Flory Jagoda, flame keeper of traditional Sephardic music, dies at 97


In an early life marked by war, persecution and dislocation, Mrs. Jagoda said she found comfort in her heritage and the teachings passed down by her maternal grandmother — her nona — in the mountain village of Vlasenica.

In addition to Sephardic Jewish culture, her nona taught her the centuries-old Ladino language, now a rarely spoken Castilian Spanish dialect. She also passed on the legend of “La Yave,” the metaphorical key guarded by Sephardim that would one day allow them to return to their ancestral homes after being expelled from the Iberian Peninsula in 1492 by order of Spain’s Catholic monarchs.

After surviving an internment camp during the Holocaust, Mrs. Jagoda married an American soldier and settled in Northern Virginia in the 1940s. Calling upon her memories of her nona, as well as her considerable musical skill, she became a preeminent flame keeper of the Ladino language.

Starting in the 1960s, she and a circle of musical friends began hosting lamb roasts and other gatherings where they sang traditional Ladino music. Over the years, she became a regular at local folk festivals, eventually touring the United States and Europe. She recorded five albums, released her own songbook and composed a Hanukkah song, “Ocho Kandelikas” (“Eight Little Candles”), that was recorded by singers including Idina Menzel

In recognition of her contributions to Sephardic music, the National Endowment for the Arts named her a National Heritage Fellow in 2002. She was the subject of the documentaries “The Key From Spain” (2002) and “Flory’s Flame” (2014).

Gerard Edery, a Moroccan-born guitarist and expert in Sephardic music, noted the “simplicity and honesty” of Mrs. Jagoda’s music. “She was looking to pass on the tradition, as it were, almost more from an ethnomusicological place, even though she herself was just singing the songs of her childhood,” he said.

“I perform with a mostly very oriental Bosnian style because that’s how my nona sang,” Mrs. Jagoda told the NEA in 2002. “A lot of trills, lots of embellishments.”

Flora Papo was born in Sarajevo on Dec. 21, 1923. Her father, a musician who performed in nightclubs, soon left the family, and her mother took her to live with family in Vlasenica.

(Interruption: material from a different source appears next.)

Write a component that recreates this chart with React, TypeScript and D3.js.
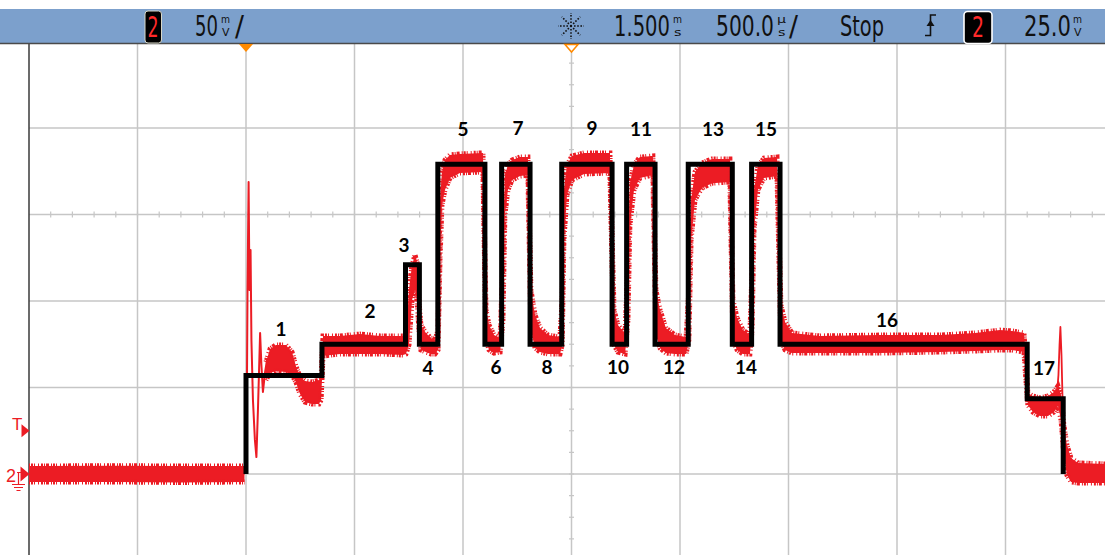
import { useLayoutEffect, useRef } from 'react';
import * as d3 from 'd3';

// Scope settings: ch2 50 mV/div, 500 µs/div, trigger at t = 0, delay 1.500 ms
const W = 1105;
const H = 555;
const timeDomain = [-1000, 4000]; // µs across 10 divisions
const voltDomain = [-50, 250]; // mV across 6 visible divisions

// Idealised step line (black) — [time µs, level mV]
const stepTimes = [0, 0, 350, 735, 799, 884, 1101, 1178, 1309, 1455, 1687, 1754, 1885, 2038, 2241, 2330, 2461, 3600, 3766];
const stepLevels = [0, 57, 75, 121, 75, 179, 75, 179, 75, 179, 75, 179, 75, 179, 75, 179, 75, 43.5, 0];

// Measured trace (red) envelope — [time µs, upper mV, lower mV]
const preTrigger: [number, number, number][] = [
  [-1000, 4.6, -4.6], [-600, 4.8, -4.6], [-300, 4.6, -4.9], [-7, 4.6, -4.6],
];
const envelope: [number, number, number][] = [
  [92, 64.7, 54.3], [111, 72.3, 58.4], [138, 74.6, 59.5], [184, 74.6, 59.0], [212, 70.5, 57.2],
  [230, 62.4, 53.2], [249, 56.1, 46.2], [272, 53.8, 41.6], [304, 53.2, 40.5], [336, 54.3, 40.5],
  [346, 55.5, 42.8],
  [355, 79.8, 68.2], [433, 79.8, 69.4], [525, 80.9, 69.4], [617, 79.8, 69.4], [723, 79.8, 68.8],
  [737, 77.5, 69.4], [751, 106.4, 74.6], [765, 120.8, 100.6], [779, 126.6, 106.4], [788, 122.5, 100.6], [797, 100.6, 83.2],
  [806, 86.1, 71.7], [829, 81.5, 70.5], [852, 78.6, 69.4], [871, 77.5, 69.4],
  [885, 83.2, 71.7], [894, 158.4, 123.7], [903, 174.6, 155.5], [917, 181.5, 164.2], [940, 184.4, 171.1], [986, 185.0, 174.0], [1092, 185.6, 174.6],
  [1106, 94.8, 77.5], [1120, 86.1, 71.7], [1143, 80.3, 69.9], [1171, 78.6, 70.5],
  [1184, 123.7, 89.0], [1193, 172.8, 149.7], [1207, 178.6, 164.2], [1226, 181.5, 169.9], [1263, 183.2, 172.2], [1299, 183.2, 172.8],
  [1313, 106.4, 83.2], [1332, 91.9, 72.8], [1355, 84.4, 70.5], [1392, 80.3, 69.4], [1447, 79.2, 69.4],
  [1457, 100.6, 74.6], [1465, 164.2, 135.3], [1479, 178.6, 161.3], [1502, 183.8, 169.9], [1558, 185.6, 173.4], [1677, 185.6, 174.0],
  [1696, 94.8, 74.6], [1714, 86.1, 70.5], [1747, 80.9, 69.4],
  [1760, 123.7, 89.0], [1769, 168.1, 143.9], [1788, 178.6, 164.2], [1815, 183.2, 171.1], [1875, 183.8, 172.8],
  [1889, 106.4, 80.3], [1908, 94.8, 72.8], [1935, 84.4, 69.9], [1977, 80.3, 69.4], [2028, 79.2, 69.4],
  [2041, 106.4, 77.5], [2051, 158.4, 135.3], [2069, 174.6, 158.4], [2101, 179.8, 165.3], [2147, 182.1, 168.1], [2230, 182.1, 168.8],
  [2244, 100.6, 77.5], [2263, 90.2, 71.7], [2290, 83.2, 69.4], [2322, 80.3, 69.4],
  [2332, 117.9, 83.2], [2341, 164.2, 141.0], [2359, 178.0, 164.2], [2387, 182.6, 171.1], [2447, 183.2, 172.2],
  [2465, 97.7, 77.5], [2484, 87.9, 71.7], [2516, 81.5, 69.9], [2645, 79.8, 69.9], [2921, 80.3, 69.9],
  [3198, 80.3, 70.5], [3359, 81.5, 71.1], [3474, 83.2, 71.7], [3530, 82.7, 71.7], [3585, 81.5, 70.5],
  [3594, 65.9, 54.3], [3603, 46.8, 39.9], [3626, 45.1, 35.8], [3659, 43.9, 33.5], [3696, 45.1, 33.5],
  [3723, 47.4, 35.8], [3742, 50.9, 39.3], [3756, 45.7, 31.2],
  [3769, 28.3, 11.0], [3783, 16.8, -0.6], [3802, 9.2, -4.6], [3834, 6.4, -5.2], [3960, 5.8, -5.2],
];
// ringing right after the trigger edge — [time µs, mV]
const ringing: [number, number][] = [
  [-9, 0], [2, 2.3], [7, 106.4], [12, 168.8], [16, 106.4], [21, 129.5], [25, 77.5], [32, 42.8],
  [41, 19.7], [48, 9.8], [55, 37], [65, 81.5], [71, 63], [78, 47.4], [88, 59], [97, 65.9],
];
// spike at the final falling edge
const lastSpike: [number, number][] = [
  [3737, 45.7], [3744, 57.2], [3749, 74.6], [3753, 85.0], [3758, 68.8], [3763, 42.8], [3767, 19.7],
];

// segment numbers placed at [time µs, mV]
const labelText = ['1', '2', '3', '4', '5', '6', '7', '8', '9', '10', '11', '12', '13', '14', '15', '16', '17'];
const labelTime = [161, 571, 728, 839, 1000, 1152, 1253, 1387, 1594, 1714, 1820, 1972, 2152, 2304, 2396, 2954, 3677];
const labelVolt = [83.8, 94.2, 132.4, 61.3, 199.4, 61.8, 200, 61.8, 200, 61.8, 199.4, 61.8, 199.4, 61.8, 199.4, 89, 61.3];

const RED = '#ec1c24';
const GRID = '#c6c6c6';
const BAR = '#7ca0cc';
const NARROW = '"Liberation Sans Narrow", "DejaVu Sans Condensed", "Roboto", sans-serif';

const App = () => {
  const svgRef = useRef<SVGSVGElement>(null);

  // squeeze the status-bar readouts to the scope's narrow lettering
  useLayoutEffect(() => {
    d3.select(svgRef.current)
      .selectAll<SVGTextElement, unknown>('text[data-len]')
      .each(function () {
        const el = this;
        el.removeAttribute('transform');
        const w = el.getComputedTextLength();
        const len = +(el.getAttribute('data-len') || w);
        const x0 = +(el.getAttribute('x') || 0);
        if (w > 0) el.setAttribute('transform', `translate(${x0},0) scale(${len / w},1) translate(${-x0},0)`);
      });
  }, []);

  const x = d3.scaleLinear().domain(timeDomain).range([29, 1114]);
  const y = d3.scaleLinear().domain(voltDomain).range([560.5, 41.5]);

  const area = d3
    .area<[number, number, number]>()
    .x((d) => x(d[0]))
    .y0((d) => y(d[2]))
    .y1((d) => y(d[1]));
  const upper = d3.line<[number, number, number]>().x((d) => x(d[0])).y((d) => y(d[1]));
  const lower = d3.line<[number, number, number]>().x((d) => x(d[0])).y((d) => y(d[2]));
  const trace = d3.line<[number, number]>().x((d) => x(d[0])).y((d) => y(d[1]));
  const steps = d3
    .line<number>()
    .x((_, i) => x(stepTimes[i]))
    .y((_, i) => y(stepLevels[i]))
    .curve(d3.curveStepAfter);

  const vLines = d3.range(-500, 4000, 500);
  const hLines = d3.range(-50, 251, 50);
  const minorT = d3.range(-900, 4000, 100);
  const minorV = d3.range(-50, 251, 12.5);

  const fringe = { fill: 'none', stroke: RED, strokeWidth: 5, strokeDasharray: '1 1 2 1 1 3 1 2 2 1 1 1 3 2' };

  const big = (s: string, x0: number, len: number) => (
    <text x={x0} y={36.5} fontFamily={NARROW} fontSize={28} fill="#111" data-len={len}>
      {s}
    </text>
  );
  const unit = (top: string, bottom: string, x0: number) => (
    <g fontFamily={NARROW} fontSize={10.5} fill="#111">
      <text x={x0} y={23.5} data-len={9}>{top}</text>
      <text x={x0 + 1} y={36.5} data-len={7.5}>{bottom}</text>
    </g>
  );

  return (
    <svg ref={svgRef} width={W} height={H} style={{ position: 'fixed', left: 0, top: 0, background: '#fff' }}>
      <rect width={W} height={H} fill="#fff" />
      {/* graticule */}
      {vLines.map((t) => (
        <line key={'v' + t} x1={x(t)} x2={x(t)} y1={44} y2={H} stroke={GRID} strokeWidth={1.5} />
      ))}
      {hLines.map((v) => (
        <line key={'h' + v} x1={29} x2={W} y1={y(v)} y2={y(v)} stroke={GRID} strokeWidth={1.5} />
      ))}
      {minorT.map((t) => (
        <line key={'mt' + t} x1={x(t)} x2={x(t)} y1={y(150) - 3} y2={y(150) + 3} stroke={GRID} strokeWidth={1.2} />
      ))}
      {minorV.map((v) => (
        <line key={'mv' + v} x1={x(1500) - 2.5} x2={x(1500) + 2.5} y1={y(v)} y2={y(v)} stroke={GRID} strokeWidth={1.2} />
      ))}
      <line x1={29} x2={29} y1={44} y2={H} stroke="#3a3a3a" strokeWidth={1.5} />

      {/* measured signal */}
      <path d={area(preTrigger) ?? ''} fill={RED} />
      <path d={upper(preTrigger) ?? ''} {...fringe} />
      <path d={lower(preTrigger) ?? ''} {...fringe} />
      <path d={area(envelope) ?? ''} fill={RED} />
      <path d={upper(envelope) ?? ''} {...fringe} />
      <path d={lower(envelope) ?? ''} {...fringe} />
      <path d={trace(ringing) ?? ''} fill="none" stroke={RED} strokeWidth={2} strokeLinejoin="round" />
      <path d={trace(lastSpike) ?? ''} fill="none" stroke={RED} strokeWidth={1.8} strokeLinejoin="round" />

      {/* idealised steps */}
      <path d={steps(stepLevels) ?? ''} fill="none" stroke="#000" strokeWidth={5} strokeLinejoin="miter" />

      {labelText.map((s, i) => (
        <text
          key={s}
          x={x(labelTime[i])}
          y={y(labelVolt[i])}
          dy="0.36em"
          textAnchor="middle"
          fontFamily="Lato, 'Open Sans', sans-serif"
          fontWeight={700}
          fontSize={19}
          fill="#000"
        >
          {s}
        </text>
      ))}

      {/* left markers */}
      <text x={12} y={430} fontFamily="'Liberation Sans', sans-serif" fontSize={17} fill={RED}>T</text>
      <path d={`M21.5,${y(25) - 6.5} L29.5,${y(25)} L21.5,${y(25) + 6.5} Z`} fill={RED} />
      <text x={6} y={482} fontFamily="'Liberation Sans', sans-serif" fontSize={18} fill={RED}>2</text>
      <path d={`M20.5,${y(0) - 7.5} L29.5,${y(0)} L20.5,${y(0) + 7.5} Z`} fill={RED} />
      <path d="M17,472.5 H21 M18.5,472.5 V484 M12,484.5 H25 M14,487.5 H23 M16.5,490.5 H20.5" stroke={RED} strokeWidth={1.2} fill="none" />

      {/* top status bar */}
      <rect x={0} y={9} width={W} height={35} fill={BAR} />
      <line x1={0} x2={W} y1={43.5} y2={43.5} stroke="#4a4a4a" strokeWidth={1.5} />
      <rect x={145} y={11} width={16.5} height={32} rx={3} fill="#000" stroke="#d8d8c8" strokeWidth={1} />
      <text x={147.5} y={37} fontFamily={NARROW} fontSize={28} fill="#ff2a2a" data-len={11}>2</text>
      {big('50', 195, 23)}
      {unit('m', 'V', 221)}
      {big('/', 235, 9)}

      <g stroke="#111" strokeWidth={1.6} strokeDasharray="1.6 1.6">
        {d3.range(8).map((k) => {
          const a = (k * Math.PI) / 4;
          return <line key={k} x1={571 + 3 * Math.cos(a)} y1={26 + 3 * Math.sin(a)} x2={571 + 13 * Math.cos(a)} y2={26 + 13 * Math.sin(a)} />;
        })}
      </g>
      <circle cx={571} cy={26} r={1.2} fill="#111" />
      {big('1.500', 614, 56)}
      {unit('m', 's', 673)}
      {big('500.0', 716, 58)}
      {unit('µ', 's', 777)}
      {big('/', 789, 9)}
      {big('Stop', 840, 44)}
      <path d="M925,35.5 H930.5 V15 H936" stroke="#111" strokeWidth={1.6} fill="none" />
      <path d="M926.5,26 L930.5,20 L934.5,26 Z" fill="#111" />
      <rect x={964} y={11.5} width={28} height={32} rx={3.5} fill="#000" stroke="#fff" strokeWidth={1.6} />
      <text x={972} y={37} fontFamily={NARROW} fontSize={28} fill="#ff2a2a" data-len={12}>2</text>
      {big('25.0', 1024, 47)}
      {unit('m', 'V', 1073)}

      {/* trigger / delay markers */}
      <path d={`M${x(0) - 7},44 L${x(0) + 7},44 L${x(0)},52 Z`} fill="#ff8a00" />
      <path d={`M${x(1500) - 6.5},44.5 L${x(1500) + 6.5},44.5 L${x(1500)},52 Z`} fill="#fff" stroke="#ff8a00" strokeWidth={1.5} />
    </svg>
  );
};

export default App;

After her mother remarried, Flora took the surname of her stepfather, Kabilio, and moved with them to Croatia. She had several years of musical and dance training in Zagreb. Her stepfather bought her a harmoniku, or accordion, that she played with such fervor that she considered the instrument a friend, she recalled to the Jewish Women’s Archive.

Her life became one of harrowing uncertainty after the Nazi invasion of Yugoslavia in April 1941. Using fabricated documents provided by her stepfather — and a non-Jewish name — she left Zagreb by train bound for the Adriatic seaport city of Split, which was then occupied by Italy.

Carrying a single suitcase and her harmoniku, she entertained fellow passengers by playing Serbo-Croatian melodies. “My father said, ‘Don’t talk. Just play the accordion,’ ” she later told The Washington Post. “I played it from Zagreb to Split. That little accordion, which I still have, saved my life.” (The conductor was so charmed, she recalled, that he neglected to ask for her papers.)

She was soon reunited with her parents in Split, and later that same year they were sent by the Italians with hundreds of other Jews to an internment camp on the Adriatic island of Korcula. They spent two years on the island, until being released in 1943, and from there she made her way to Bari, Italy.

Of more than 82,000 Yugoslav Jews, an estimated 15,000 survived the war, according to the U.S. Holocaust Memorial Museum. More than 40 members of her family perished.

After the war, she found work as a translator helping the Americans at a salvage depot in Bari. There she met an Army sergeant, Harry Jagoda, whom she married in 1945, fashioning a wedding dress from the silk of a parachute.

He left for the United States that December, and she followed a few months later on a Red Cross ship ferrying hundreds of Italian war brides. Her parents joined them two years later.

Mrs. Jagoda’s husband, who became a commercial and residential builder and served as a bank director, died in 2014. Their son Elliot Jagoda also died that year. In addition to her daughter Lori, of Woodbridge, Va., survivors include two children, Betty Murphy of Verona, N.J., and Andy Jagoda of New York City; six grandchildren; and four great-grandchildren.

In her later years, Mrs. Jagoda convened Vijitas de Alhad, or “Sundays visits,” as weekly celebrations of Sephardic stories, songs and cuisine. Participants, who included immigrants from Bulgaria, Greece and Turkey, met at homes and sang in Ladino.